The headline is a trick question. Everyone who lived between 1880 and 1946 was a racist by our standards, so of course W.C. Fields was. His professional friendship with Bert Williams, and a single over-used sentimental quote about him are often used as evidence that he wasn’t one. But here are some other well documented facts:
- He left money in his will for the establishment of the “W.C. Fields College for White Orphan Boys and Girls”. [Emphasis mine]. The stipulation seems to have been a knee-jerk reaction to the news that the black dominated Pullman Porters union was excluding whites. Ya know, because Pullman Porters are at the top of the food chain. After he died, the probate judge threw threw that proviso out, stating “Mr. Fields, in his lifetime, could have discriminated against other races,” he said, “but he cannot in death call upon the state to undertake the administration of his affairs and supervise a corporation which overrides the constitutionality of equality of rights common to all races.”
- In two movies, You Can’t Cheat An Honest Man (1939) and My Little Chickadee (1940), Fields uses comic variations on the expression “n—r in the wood pile” (i.e. a hidden threat). In the first film he refers to “a Ubangi in the fuel supply”, and in the latter, an “Ethiopian” in same.
- In The Bank Dick (1940), there is a scene where he is standing in line at the bank, realizes there is a black man behind him, and does a terrified double take.
- Also in You Can’t Cheat an Honest Man (1939), there’s a lot of hay made of the association of black workers as circus razorbacks, the guys who load and unload equipment, put up the circus tent, etc. (there’s similar stuff in Walt Disney’s Dumbo).
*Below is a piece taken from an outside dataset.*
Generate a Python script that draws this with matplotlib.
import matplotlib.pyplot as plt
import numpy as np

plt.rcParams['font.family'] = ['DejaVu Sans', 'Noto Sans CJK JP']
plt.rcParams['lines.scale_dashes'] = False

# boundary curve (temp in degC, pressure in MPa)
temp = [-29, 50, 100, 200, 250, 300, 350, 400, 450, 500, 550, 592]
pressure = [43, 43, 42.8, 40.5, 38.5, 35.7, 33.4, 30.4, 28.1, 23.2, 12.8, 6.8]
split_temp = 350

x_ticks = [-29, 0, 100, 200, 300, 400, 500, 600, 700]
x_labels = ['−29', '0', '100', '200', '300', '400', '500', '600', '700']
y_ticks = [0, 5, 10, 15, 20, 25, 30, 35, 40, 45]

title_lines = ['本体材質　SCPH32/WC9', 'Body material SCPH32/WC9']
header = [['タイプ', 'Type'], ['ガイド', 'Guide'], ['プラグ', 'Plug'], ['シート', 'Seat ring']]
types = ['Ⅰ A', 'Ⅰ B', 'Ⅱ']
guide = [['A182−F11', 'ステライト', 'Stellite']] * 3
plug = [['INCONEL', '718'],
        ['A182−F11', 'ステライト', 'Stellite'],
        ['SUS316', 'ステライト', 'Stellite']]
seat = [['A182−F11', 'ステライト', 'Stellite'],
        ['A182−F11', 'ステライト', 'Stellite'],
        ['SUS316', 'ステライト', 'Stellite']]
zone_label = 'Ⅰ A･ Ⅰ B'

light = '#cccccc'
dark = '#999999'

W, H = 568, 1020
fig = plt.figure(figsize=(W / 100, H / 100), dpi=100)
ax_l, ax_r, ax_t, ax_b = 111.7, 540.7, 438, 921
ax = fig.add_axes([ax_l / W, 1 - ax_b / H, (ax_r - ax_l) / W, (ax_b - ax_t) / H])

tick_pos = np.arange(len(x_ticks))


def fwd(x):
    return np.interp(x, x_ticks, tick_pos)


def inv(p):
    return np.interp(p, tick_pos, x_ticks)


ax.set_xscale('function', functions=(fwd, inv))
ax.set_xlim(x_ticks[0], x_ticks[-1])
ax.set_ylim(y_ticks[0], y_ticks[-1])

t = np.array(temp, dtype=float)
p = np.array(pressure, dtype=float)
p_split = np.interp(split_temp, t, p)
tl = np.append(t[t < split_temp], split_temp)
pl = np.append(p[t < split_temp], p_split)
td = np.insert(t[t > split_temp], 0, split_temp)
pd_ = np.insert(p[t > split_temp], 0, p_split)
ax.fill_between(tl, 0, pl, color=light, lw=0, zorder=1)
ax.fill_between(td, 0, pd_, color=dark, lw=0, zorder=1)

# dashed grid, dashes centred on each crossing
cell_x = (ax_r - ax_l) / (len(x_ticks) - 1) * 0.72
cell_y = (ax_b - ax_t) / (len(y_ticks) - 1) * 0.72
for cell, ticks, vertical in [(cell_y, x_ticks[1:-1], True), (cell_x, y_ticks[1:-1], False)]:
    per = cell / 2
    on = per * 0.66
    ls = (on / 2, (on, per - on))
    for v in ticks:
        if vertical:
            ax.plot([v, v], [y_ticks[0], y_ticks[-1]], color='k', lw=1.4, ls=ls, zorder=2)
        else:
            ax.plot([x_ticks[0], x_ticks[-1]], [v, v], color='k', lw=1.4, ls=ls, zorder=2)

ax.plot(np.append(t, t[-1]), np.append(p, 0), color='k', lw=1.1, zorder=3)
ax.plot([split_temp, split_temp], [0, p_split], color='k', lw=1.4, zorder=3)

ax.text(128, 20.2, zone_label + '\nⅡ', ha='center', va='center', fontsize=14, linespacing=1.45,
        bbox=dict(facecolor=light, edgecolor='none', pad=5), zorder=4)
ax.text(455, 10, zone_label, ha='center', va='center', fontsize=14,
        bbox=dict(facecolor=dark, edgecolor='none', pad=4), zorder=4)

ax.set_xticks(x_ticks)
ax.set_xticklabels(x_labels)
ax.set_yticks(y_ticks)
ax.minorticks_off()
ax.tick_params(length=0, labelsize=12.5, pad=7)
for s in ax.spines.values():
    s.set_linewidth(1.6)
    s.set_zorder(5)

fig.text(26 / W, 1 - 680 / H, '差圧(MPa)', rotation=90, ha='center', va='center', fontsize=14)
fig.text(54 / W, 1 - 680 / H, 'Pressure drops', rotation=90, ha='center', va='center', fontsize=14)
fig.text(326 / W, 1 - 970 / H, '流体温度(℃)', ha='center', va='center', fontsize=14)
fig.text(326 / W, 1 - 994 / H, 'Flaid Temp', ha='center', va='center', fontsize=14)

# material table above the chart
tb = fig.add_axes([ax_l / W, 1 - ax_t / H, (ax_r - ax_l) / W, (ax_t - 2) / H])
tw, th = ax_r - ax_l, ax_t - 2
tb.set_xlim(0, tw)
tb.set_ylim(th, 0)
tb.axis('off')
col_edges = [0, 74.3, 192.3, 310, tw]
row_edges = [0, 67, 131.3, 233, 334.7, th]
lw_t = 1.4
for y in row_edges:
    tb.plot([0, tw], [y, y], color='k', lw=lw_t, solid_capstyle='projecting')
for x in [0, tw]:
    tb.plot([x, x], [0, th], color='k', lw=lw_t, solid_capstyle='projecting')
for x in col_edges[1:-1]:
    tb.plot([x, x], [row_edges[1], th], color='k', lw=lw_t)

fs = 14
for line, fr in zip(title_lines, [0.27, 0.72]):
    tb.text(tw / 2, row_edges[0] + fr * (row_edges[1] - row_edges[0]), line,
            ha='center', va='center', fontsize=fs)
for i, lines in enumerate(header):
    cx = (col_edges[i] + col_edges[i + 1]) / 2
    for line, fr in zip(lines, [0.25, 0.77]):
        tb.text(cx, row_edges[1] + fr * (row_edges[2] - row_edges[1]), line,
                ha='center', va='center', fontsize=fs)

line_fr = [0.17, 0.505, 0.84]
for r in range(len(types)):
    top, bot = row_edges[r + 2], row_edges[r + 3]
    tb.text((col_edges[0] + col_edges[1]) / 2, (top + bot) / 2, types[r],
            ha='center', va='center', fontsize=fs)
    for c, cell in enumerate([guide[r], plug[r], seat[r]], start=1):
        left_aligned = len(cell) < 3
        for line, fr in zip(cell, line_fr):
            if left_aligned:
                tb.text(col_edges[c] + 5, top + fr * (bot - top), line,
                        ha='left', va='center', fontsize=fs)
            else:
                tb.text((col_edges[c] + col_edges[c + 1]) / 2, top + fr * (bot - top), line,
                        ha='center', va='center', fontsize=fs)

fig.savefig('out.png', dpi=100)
In one scene Fields approaches a group of them and says “Who’s the head Ubangi here?” and Eddie “Rochester” Anderson (one of the few genuine black stars ever in a Fields movie) answers “Is you talking to us colored boys?” Fields physically strikes him at one point. In another scene, Charlie McCarthy does a blackface routine, and you could pin that on Edgar Bergen, but for the fact that Fields wrote the script.
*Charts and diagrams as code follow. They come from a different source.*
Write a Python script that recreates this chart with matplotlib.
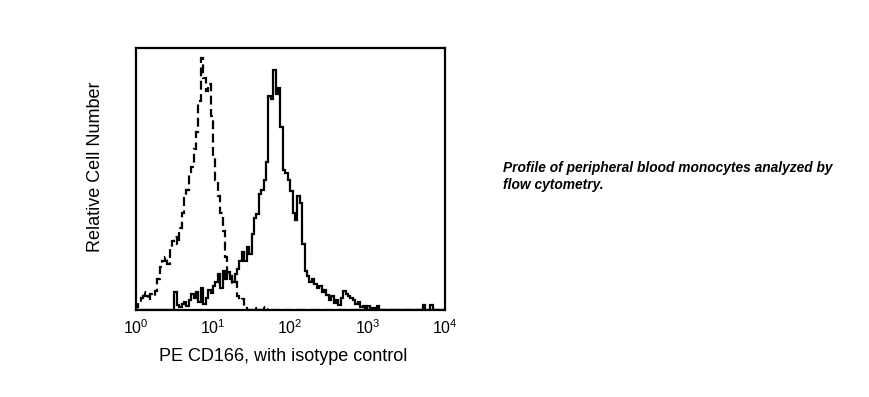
import numpy as np
import matplotlib.pyplot as plt

plt.rcParams['font.family'] = ['Liberation Sans', 'DejaVu Sans']

# 128 log-spaced channels over 10^0 .. 10^4
n_bins = 128
edges = 10 ** (np.arange(n_bins + 1) * 4.0 / n_bins)

# isotype control (dashed), channels 0..63, rest empty
isotype_counts = [3, 8, 12, 18, 14, 10, 16, 14, 19, 30, 42, 48, 52, 45, 60, 68,
                  72, 65, 80, 95, 110, 118, 132, 140, 158, 175, 205, 247, 228, 215, 222, 190,
                  150, 128, 112, 95, 78, 52, 35, 30, 26, 28, 14, 10, 11, 2, 0, 0,
                  0, 2, 0, 0, 3, 0, 0, 2, 0, 0, 0, 0, 0, 0, 0, 0]
isotype = np.zeros(n_bins)
isotype[:len(isotype_counts)] = isotype_counts

# PE CD166 (solid), starting at channel 16
cd166_start = 16
cd166_counts = [18, 5, 3, 6, 8, 4, 10, 16, 12, 18, 8, 22, 6, 12, 20, 17,
                24, 28, 35, 22, 38, 30, 37, 33, 28, 35, 40, 48, 57, 48, 62, 55,
                75, 90, 94, 114, 118, 128, 145, 210, 207, 235, 212, 218, 180, 137, 134, 128,
                117, 95, 88, 112, 105, 65, 38, 33, 28, 30, 26, 22, 24, 18, 20, 15,
                10, 14, 7, 10, 5, 12, 19, 16, 14, 12, 10, 6, 8, 3, 4, 0,
                4, 0, 2, 0, 4, 0, 0, 0, 0, 0, 0, 0, 0, 0, 0, 0,
                0, 0, 0, 0, 0, 0, 0, 5, 0, 0, 5, 0, 0, 0, 0, 0]
cd166 = np.zeros(n_bins)
cd166[cd166_start:cd166_start + len(cd166_counts)] = cd166_counts[:n_bins - cd166_start]

fig = plt.figure(figsize=(8.7, 3.97), dpi=100)
ax = fig.add_axes([0.156, 0.219, 0.355, 0.66])

ax.stairs(isotype, edges, color='black', linewidth=1.6, linestyle=(0, (4, 2)))
ax.stairs(cd166, edges, color='black', linewidth=1.6)

ax.set_xscale('log')
ax.set_xlim(1, 1e4)
ax.set_ylim(0, 257)
ax.set_xticks([1, 10, 100, 1000, 10000])
ax.set_yticks([])
ax.tick_params(axis='x', length=0, pad=6, labelsize=11.5)
ax.minorticks_off()
for s in ax.spines.values():
    s.set_linewidth(1.6)

ax.set_xlabel('PE CD166, with isotype control', fontsize=13)
ax.set_ylabel('Relative Cell Number', fontsize=13)
ax.xaxis.set_label_coords(0.479, -0.143)
ax.yaxis.set_label_coords(-0.103, 0.546)

fig.text(0.578, 0.594, 'Profile of peripheral blood monocytes analyzed by\nflow cytometry.',
         fontsize=9.9, fontweight='bold', fontstyle='italic', va='top', ha='left',
         linespacing=1.3)

plt.savefig('out.png', dpi=100)
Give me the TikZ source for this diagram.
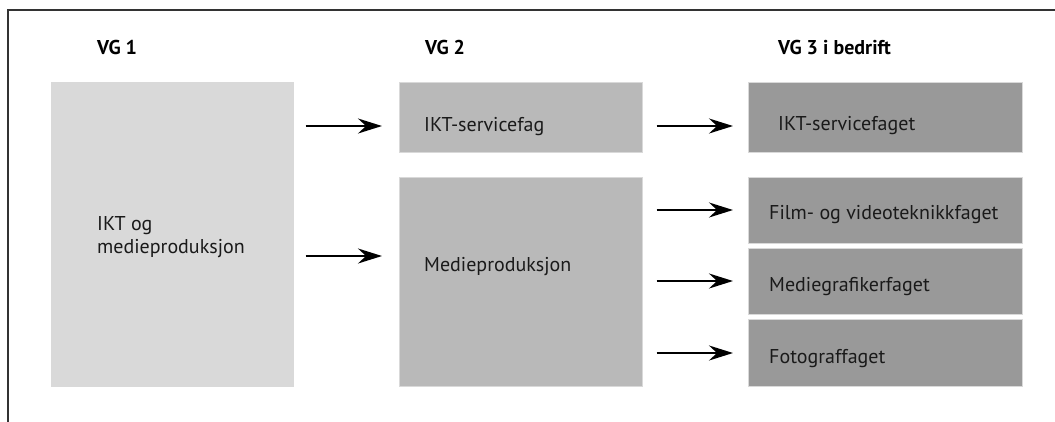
\documentclass[tikz,border=0pt]{standalone}
\usepackage{fontspec}
\setmainfont{PT Sans}
\usetikzlibrary{arrows.meta,calc}
\definecolor{g1}{HTML}{D9D9D9}
\definecolor{g2}{HTML}{B9B9B9}
\definecolor{g3}{HTML}{999999}
\definecolor{frame}{HTML}{333333}
\definecolor{txt}{HTML}{1A1A1A}
\tikzset{
  box/.style={draw=white!85!black, line width=0.6pt, inner sep=0pt, anchor=north west},
  lbl/.style={anchor=base west, inner sep=0pt, text=txt, font=\fontsize{20}{23}\selectfont},
  head/.style={anchor=base west, inner sep=0pt, font=\bfseries\fontsize{20}{23}\selectfont},
  arr/.style={line width=2pt, -{Stealth[length=24pt,width=15pt,inset=8pt]}}
}
\begin{document}
\begin{tikzpicture}[x=1pt,y=-1pt]
\useasboundingbox (0,0) rectangle (1055,421);
% frame
\draw[frame, line width=2pt] (8,430) -- (8,10) -- (1065,10);
% headings
\node[head] (h1) at (97,54) {VG 1};
\node[head] (h2) at (425,54) {VG 2};
\node[head] (h3) at (778,54) {VG 3 i bedrift};
% boxes
\node[box, fill=g1, minimum width=242pt, minimum height=304pt] (b1) at (51,82) {};
\node[box, fill=g2, minimum width=243pt, minimum height=70pt] (s1) at (399,82) {};
\node[box, fill=g2, minimum width=243pt, minimum height=209pt] (s2) at (399,177) {};
\node[box, fill=g3, minimum width=274pt, minimum height=70pt] (r1) at (748,82) {};
\node[box, fill=g3, minimum width=274pt, minimum height=66pt] (r2) at (748,177) {};
\node[box, fill=g3, minimum width=274pt, minimum height=66pt] (r3) at (748,248) {};
\node[box, fill=g3, minimum width=274pt, minimum height=67pt] (r4) at (748,319) {};
% labels
\node[lbl] (tb1a) at (97,230) {IKT og};
\node[lbl] (tb1b) at (97,253) {medieproduksjon};
\node[lbl] (ts1) at (424,131) {IKT-servicefag};
\node[lbl] (ts2) at (424,271) {Medieproduksjon};
\node[lbl] (tr1) at (778,130) {IKT-servicefaget};
\node[lbl] (tr2) at (769,219) {Film- og videoteknikkfaget};
\node[lbl] (tr3) at (769,291) {Mediegrafikerfaget};
\node[lbl] (tr4) at (769,363) {Fotograffaget};
% arrow levels
\coordinate (y1) at (0,126);
\coordinate (y2) at (0,256);
\coordinate (y3) at (0,210);
\coordinate (y4) at (0,281);
\coordinate (y5) at (0,353);
% arrows
\draw[arr, shorten <=12pt, shorten >=17pt] (b1.east |- y1) -- (s1.west |- y1);
\draw[arr, shorten <=12pt, shorten >=17pt] (b1.east |- y2) -- (s2.west |- y2);
\draw[arr, shorten <=14pt, shorten >=15pt] (s1.east |- y1) -- (r1.west |- y1);
\draw[arr, shorten <=14pt, shorten >=15pt] (s2.east |- y3) -- (r2.west |- y3);
\draw[arr, shorten <=14pt, shorten >=15pt] (s2.east |- y4) -- (r3.west |- y4);
\draw[arr, shorten <=14pt, shorten >=15pt] (s2.east |- y5) -- (r4.west |- y5);
\end{tikzpicture}
\end{document}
- Mississippi (1935) is set on a Mississippi showboat in the antebellum South, with all that that entails, including matter of fact acceptance of slavery, the use of the term “pickaninnies” and the casting of John Larkin and Libby Taylor in stereotyped servant roles. This film also features a recurring comedy routine about all of the Indians that Fields’ character has murdered with his machete. There is also humor at the expense of Native Americans in My Little Chickadee and The Fatal Glass of Beer.
- His first speaking role was in the 1905 musical The Ham Tree, starring the blackface minstrel team of McIntyre and Heath. It should be pointed out that blackface, universally condemned today, was widely accepted at the time
- The Wild Man of Borneo (1941) with its racist “ooga booga” wild man scene was originally intended as a vehicle for Fields, though Frank Morgan eventually played the part.
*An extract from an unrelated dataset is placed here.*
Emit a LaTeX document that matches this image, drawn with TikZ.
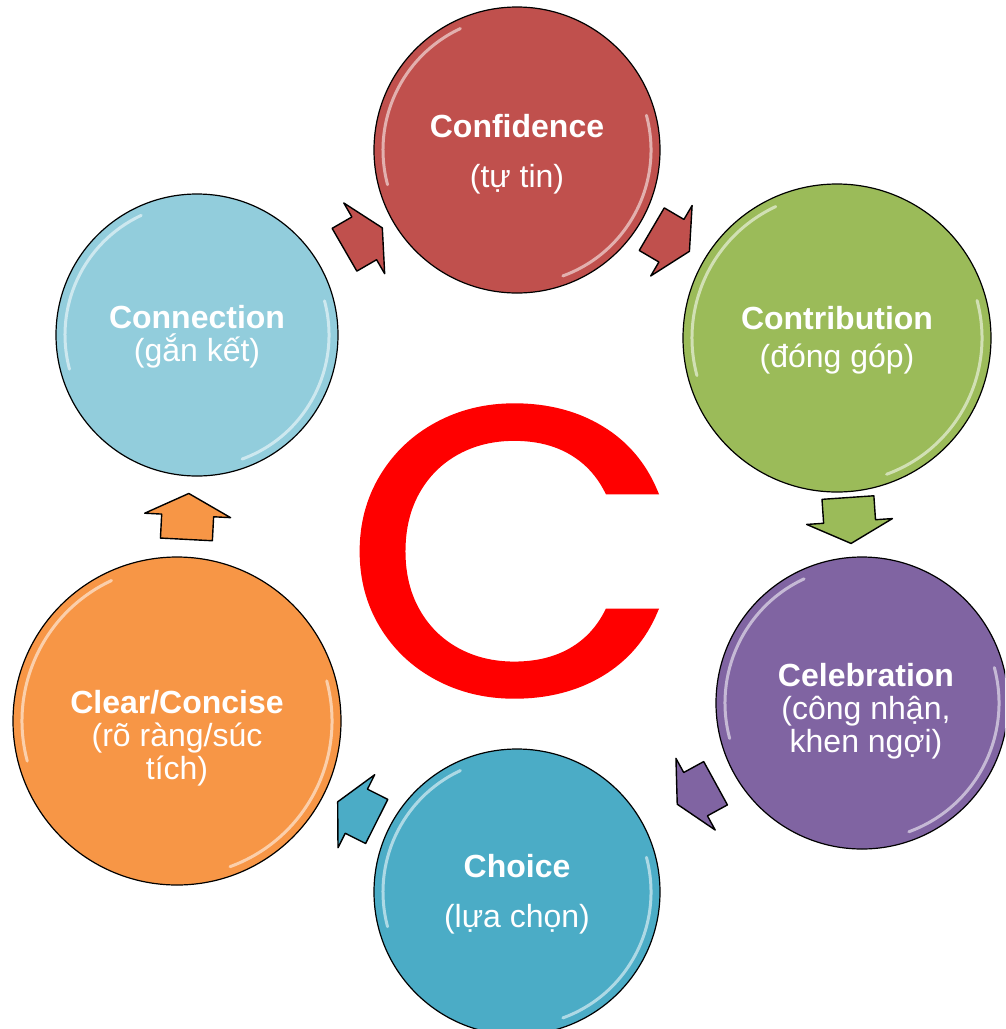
\documentclass[tikz,border=0pt]{standalone}
\usepackage{fontspec}
\setmainfont{Liberation Sans}
\newfontfamily\bigcfont[FakeBold=1.2]{Poppins}
\usepackage{tikz}
\usetikzlibrary{calc}
\definecolor{confred}{HTML}{C0504D}
\definecolor{contrgreen}{HTML}{9BBB59}
\definecolor{celebpurple}{HTML}{8064A2}
\definecolor{choiceblue}{HTML}{4BACC6}
\definecolor{clearorange}{HTML}{F79646}
\definecolor{connblue}{HTML}{92CDDC}
\definecolor{bigred}{RGB}{255, 0, 0}

\begin{document}
\begin{tikzpicture}[
    x=1pt, y=-1pt,
    bubble/.style={circle, draw=black, line width=1.2pt, inner sep=0pt},
    caption/.style={text=white, align=center, inner sep=0pt, font=\fontsize{32}{33}\selectfont},
    gloss/.style={draw=white, opacity=0.55, line width=3pt, line cap=round},
    arrowbox/.style={draw=black, line width=1.4pt, line join=round},
    pics/blockarr/.style={code={
        \draw[pic actions] (-23,-26) -- (1,-26) -- (1,-43) -- (23,0) -- (1,43) -- (1,26) -- (-23,26) -- cycle;}}
]

\clip (0,0) rectangle (1005,1029);

% the six circles
\node[bubble, fill=confred, minimum size=286pt] (conf) at (517,150) {};
\node[bubble, fill=contrgreen, minimum size=308pt] (contr) at (837,338) {};
\node[bubble, fill=celebpurple, minimum size=292pt] (celeb) at (862,703) {};
\node[bubble, fill=choiceblue, minimum size=286pt] (choice) at (517,892) {};
\node[bubble, fill=clearorange, minimum size=328pt] (clear) at (177,721) {};
\node[bubble, fill=connblue, minimum size=282pt] (conn) at (197,335) {};

% shine
\foreach \n/\r in {conf/134, contr/145, celeb/137, choice/134, clear/155, conn/132} {
    \draw[gloss] ([shift={(115:\r pt)}]\n.center) arc[start angle=115, end angle=195, radius=\r pt];
    \draw[gloss] ([shift={(-70:\r pt)}]\n.center) arc[start angle=-70, end angle=15, radius=\r pt];
}

% texts
\node[caption] (conftxt) at ([yshift=-4pt]conf.center) {\textbf{Confidence}\\[17pt](tự tin)};
\node[caption] (contrtxt) at ([yshift=-2pt]contr.center) {\textbf{Contribution}\\[5pt](đóng góp)};
\node[caption] (celebtxt) at ([xshift=4pt, yshift=-8pt]celeb.center) {\textbf{Celebration}\\(công nhận,\\khen ngợi)};
\node[caption] (choicetxt) at ([yshift=-2pt]choice.center) {\textbf{Choice}\\[17pt](lựa chọn)};
\node[caption] (cleartxt) at ([yshift=-17pt]clear.center) {\textbf{Clear/Concise}\\(rõ ràng/súc\\tích)};
\node[caption] (conntxt) at ([yshift=-2pt]conn.center) {\textbf{Connection}\\(gắn kết)};

% block arrows between the circles
\path let \p1 = ($(conf)-(conn)$), \n1 = {atan2(\y1,\x1)} in
    ($(conn)!0.52!(conf)$) pic[rotate=\n1, scale=0.95, arrowbox, fill=confred] {blockarr};
\path let \p1 = ($(contr)-(conf)$), \n1 = {atan2(\y1,\x1)} in
    ($(conf)!0.48!(contr)$) pic[rotate=\n1, scale=0.95, arrowbox, fill=confred] {blockarr};
\path let \p1 = ($(celeb)-(contr)$), \n1 = {atan2(\y1,\x1)} in
    ($(contr)!0.5!(celeb)$) pic[rotate=\n1, arrowbox, fill=contrgreen] {blockarr};
\path let \p1 = ($(choice)-(celeb)$), \n1 = {atan2(\y1,\x1)} in
    ($(celeb)!0.48!(choice)$) pic[rotate=\n1, scale=0.95, arrowbox, fill=celebpurple] {blockarr};
\path let \p1 = ($(clear)-(choice)$), \n1 = {atan2(\y1,\x1)} in
    ($(choice)!0.47!(clear)$) pic[rotate=\n1, scale=0.95, arrowbox, fill=choiceblue] {blockarr};
\path let \p1 = ($(conn)-(clear)$), \n1 = {atan2(\y1,\x1)} in
    ($(clear)!0.53!(conn)$) pic[rotate=\n1, arrowbox, fill=clearorange] {blockarr};

% big letter in the middle
\node[text=bigred, inner sep=0pt, xscale=1.07, font=\bigcfont\fontsize{408}{408}\selectfont] (bigc) at (512,551) {C};

\end{tikzpicture}
\end{document}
Just a few fun facts to contemplate for Black History Month. For those inclined to attempt to rebut this, you might ask yourself: why? Who do that? Why, in the grand triage of a million human wrongs would your first impulse be to “set the record straight” about one dead guy, rather than to simply concede that an entire class of people shouldn’t be dismissed and insulted for the amusement of the majority? Having written over 100 articles about Fields on this blog, I require no lectures or instruction on Fields’ excellence as a comedian, as a half dozen of you have already had the temerity to proffer. Feel free to do that after YOU’VE written 107 articles about W.C. Fields and produced a festival in his honor. I never said “Don’t watch the movies.” I never said he wasn’t brilliant. I didn’t “cancel” anybody. I merely said, “Here are some flaws and pitfalls that should not be repeated”. If all you have in response is indignation and pushback, I can only conclude that you’re good with those old attitudes. In which case, thanks very much for letting the rest of us know. Libraries and websites and shelves behind the bar are full to bursting with praise for the comedian. Try holding your tongue and letting the record be balanced on this one miniscule occasion.
Oh, and I also never said he was the only person in show business who was culpable. The entire industry was — very nearly to a person. So why single Fields out, you ask? If you’ve read this blog carefully, I haven’t. Perhaps today I am simply less inclined to apologize on behalf of this particular comedian. There will be more to follow.